# SOURCE DATA
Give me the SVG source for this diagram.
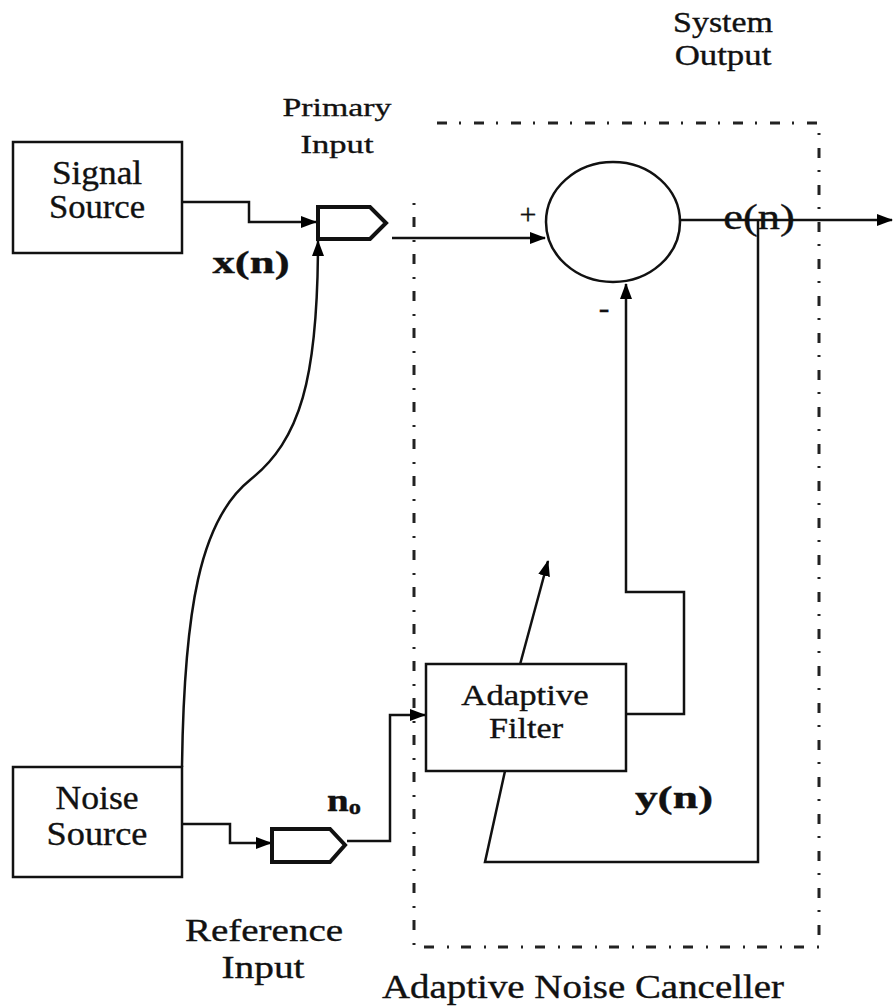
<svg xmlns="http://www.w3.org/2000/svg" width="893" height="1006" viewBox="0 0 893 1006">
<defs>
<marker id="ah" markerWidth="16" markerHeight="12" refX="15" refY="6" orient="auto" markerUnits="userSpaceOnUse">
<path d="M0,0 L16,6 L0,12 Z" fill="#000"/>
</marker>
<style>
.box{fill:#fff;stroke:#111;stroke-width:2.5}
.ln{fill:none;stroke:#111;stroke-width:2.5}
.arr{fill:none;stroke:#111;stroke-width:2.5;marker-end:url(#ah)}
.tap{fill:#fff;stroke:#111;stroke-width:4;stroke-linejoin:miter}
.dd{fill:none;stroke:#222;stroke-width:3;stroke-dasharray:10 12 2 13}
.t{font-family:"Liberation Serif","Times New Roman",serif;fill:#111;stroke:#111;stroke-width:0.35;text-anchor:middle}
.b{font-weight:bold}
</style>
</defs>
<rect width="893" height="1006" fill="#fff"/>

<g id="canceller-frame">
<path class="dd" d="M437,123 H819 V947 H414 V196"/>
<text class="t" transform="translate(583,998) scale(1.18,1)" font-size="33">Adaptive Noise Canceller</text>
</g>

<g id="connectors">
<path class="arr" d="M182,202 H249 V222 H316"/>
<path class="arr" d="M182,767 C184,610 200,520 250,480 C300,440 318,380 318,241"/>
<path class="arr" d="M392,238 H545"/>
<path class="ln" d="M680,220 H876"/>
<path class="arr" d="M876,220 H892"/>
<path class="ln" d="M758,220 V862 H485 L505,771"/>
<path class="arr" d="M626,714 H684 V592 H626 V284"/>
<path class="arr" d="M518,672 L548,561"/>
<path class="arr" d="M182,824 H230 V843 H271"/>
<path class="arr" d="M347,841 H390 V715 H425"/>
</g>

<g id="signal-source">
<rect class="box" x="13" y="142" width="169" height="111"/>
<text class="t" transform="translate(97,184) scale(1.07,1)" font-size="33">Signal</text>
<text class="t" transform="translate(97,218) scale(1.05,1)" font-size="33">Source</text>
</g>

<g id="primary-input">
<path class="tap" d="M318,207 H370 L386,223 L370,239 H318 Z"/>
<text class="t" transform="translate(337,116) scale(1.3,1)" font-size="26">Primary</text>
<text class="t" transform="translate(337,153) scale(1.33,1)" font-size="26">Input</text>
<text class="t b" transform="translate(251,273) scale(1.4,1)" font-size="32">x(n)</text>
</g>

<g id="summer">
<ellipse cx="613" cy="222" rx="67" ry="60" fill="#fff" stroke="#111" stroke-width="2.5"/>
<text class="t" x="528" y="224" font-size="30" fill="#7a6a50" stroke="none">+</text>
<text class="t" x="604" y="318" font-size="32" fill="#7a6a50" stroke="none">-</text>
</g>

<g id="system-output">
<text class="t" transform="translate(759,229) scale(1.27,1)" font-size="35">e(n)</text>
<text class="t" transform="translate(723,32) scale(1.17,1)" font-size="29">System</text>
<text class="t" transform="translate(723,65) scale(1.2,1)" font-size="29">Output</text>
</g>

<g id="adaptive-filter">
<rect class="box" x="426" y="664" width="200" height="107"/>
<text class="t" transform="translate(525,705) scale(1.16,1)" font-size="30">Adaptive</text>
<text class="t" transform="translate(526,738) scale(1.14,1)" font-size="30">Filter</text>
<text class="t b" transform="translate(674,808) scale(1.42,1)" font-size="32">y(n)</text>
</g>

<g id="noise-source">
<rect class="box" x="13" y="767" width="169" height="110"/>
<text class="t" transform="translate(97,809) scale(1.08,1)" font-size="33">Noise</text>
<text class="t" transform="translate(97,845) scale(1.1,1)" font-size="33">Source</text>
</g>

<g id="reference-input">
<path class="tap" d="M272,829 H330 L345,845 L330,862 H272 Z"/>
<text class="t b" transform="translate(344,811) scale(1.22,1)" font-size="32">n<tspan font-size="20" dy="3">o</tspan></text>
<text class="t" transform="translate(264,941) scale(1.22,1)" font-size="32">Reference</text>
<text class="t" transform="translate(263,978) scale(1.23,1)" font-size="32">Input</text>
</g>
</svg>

# SET EXERCISE
Without including any picture, repeat the data exactly.

# COMPLETED EXERCISE
Give me the SVG source for this diagram.
<svg xmlns="http://www.w3.org/2000/svg" width="893" height="1006" viewBox="0 0 893 1006">
<defs>
<marker id="ah" markerWidth="16" markerHeight="12" refX="15" refY="6" orient="auto" markerUnits="userSpaceOnUse">
<path d="M0,0 L16,6 L0,12 Z" fill="#000"/>
</marker>
<style>
.box{fill:#fff;stroke:#111;stroke-width:2.5}
.ln{fill:none;stroke:#111;stroke-width:2.5}
.arr{fill:none;stroke:#111;stroke-width:2.5;marker-end:url(#ah)}
.tap{fill:#fff;stroke:#111;stroke-width:4;stroke-linejoin:miter}
.dd{fill:none;stroke:#222;stroke-width:3;stroke-dasharray:10 12 2 13}
.t{font-family:"Liberation Serif","Times New Roman",serif;fill:#111;stroke:#111;stroke-width:0.35;text-anchor:middle}
.b{font-weight:bold}
</style>
</defs>
<rect width="893" height="1006" fill="#fff"/>

<g id="canceller-frame">
<path class="dd" d="M437,123 H819 V947 H414 V196"/>
<text class="t" transform="translate(583,998) scale(1.18,1)" font-size="33">Adaptive Noise Canceller</text>
</g>

<g id="connectors">
<path class="arr" d="M182,202 H249 V222 H316"/>
<path class="arr" d="M182,767 C184,610 200,520 250,480 C300,440 318,380 318,241"/>
<path class="arr" d="M392,238 H545"/>
<path class="ln" d="M680,220 H876"/>
<path class="arr" d="M876,220 H892"/>
<path class="ln" d="M758,220 V862 H485 L505,771"/>
<path class="arr" d="M626,714 H684 V592 H626 V284"/>
<path class="arr" d="M518,672 L548,561"/>
<path class="arr" d="M182,824 H230 V843 H271"/>
<path class="arr" d="M347,841 H390 V715 H425"/>
</g>

<g id="signal-source">
<rect class="box" x="13" y="142" width="169" height="111"/>
<text class="t" transform="translate(97,184) scale(1.07,1)" font-size="33">Signal</text>
<text class="t" transform="translate(97,218) scale(1.05,1)" font-size="33">Source</text>
</g>

<g id="primary-input">
<path class="tap" d="M318,207 H370 L386,223 L370,239 H318 Z"/>
<text class="t" transform="translate(337,116) scale(1.3,1)" font-size="26">Primary</text>
<text class="t" transform="translate(337,153) scale(1.33,1)" font-size="26">Input</text>
<text class="t b" transform="translate(251,273) scale(1.4,1)" font-size="32">x(n)</text>
</g>

<g id="summer">
<ellipse cx="613" cy="222" rx="67" ry="60" fill="#fff" stroke="#111" stroke-width="2.5"/>
<text class="t" x="528" y="224" font-size="30" fill="#7a6a50" stroke="none">+</text>
<text class="t" x="604" y="318" font-size="32" fill="#7a6a50" stroke="none">-</text>
</g>

<g id="system-output">
<text class="t" transform="translate(759,229) scale(1.27,1)" font-size="35">e(n)</text>
<text class="t" transform="translate(723,32) scale(1.17,1)" font-size="29">System</text>
<text class="t" transform="translate(723,65) scale(1.2,1)" font-size="29">Output</text>
</g>

<g id="adaptive-filter">
<rect class="box" x="426" y="664" width="200" height="107"/>
<text class="t" transform="translate(525,705) scale(1.16,1)" font-size="30">Adaptive</text>
<text class="t" transform="translate(526,738) scale(1.14,1)" font-size="30">Filter</text>
<text class="t b" transform="translate(674,808) scale(1.42,1)" font-size="32">y(n)</text>
</g>

<g id="noise-source">
<rect class="box" x="13" y="767" width="169" height="110"/>
<text class="t" transform="translate(97,809) scale(1.08,1)" font-size="33">Noise</text>
<text class="t" transform="translate(97,845) scale(1.1,1)" font-size="33">Source</text>
</g>

<g id="reference-input">
<path class="tap" d="M272,829 H330 L345,845 L330,862 H272 Z"/>
<text class="t b" transform="translate(344,811) scale(1.22,1)" font-size="32">n<tspan font-size="20" dy="3">o</tspan></text>
<text class="t" transform="translate(264,941) scale(1.22,1)" font-size="32">Reference</text>
<text class="t" transform="translate(263,978) scale(1.23,1)" font-size="32">Input</text>
</g>
</svg>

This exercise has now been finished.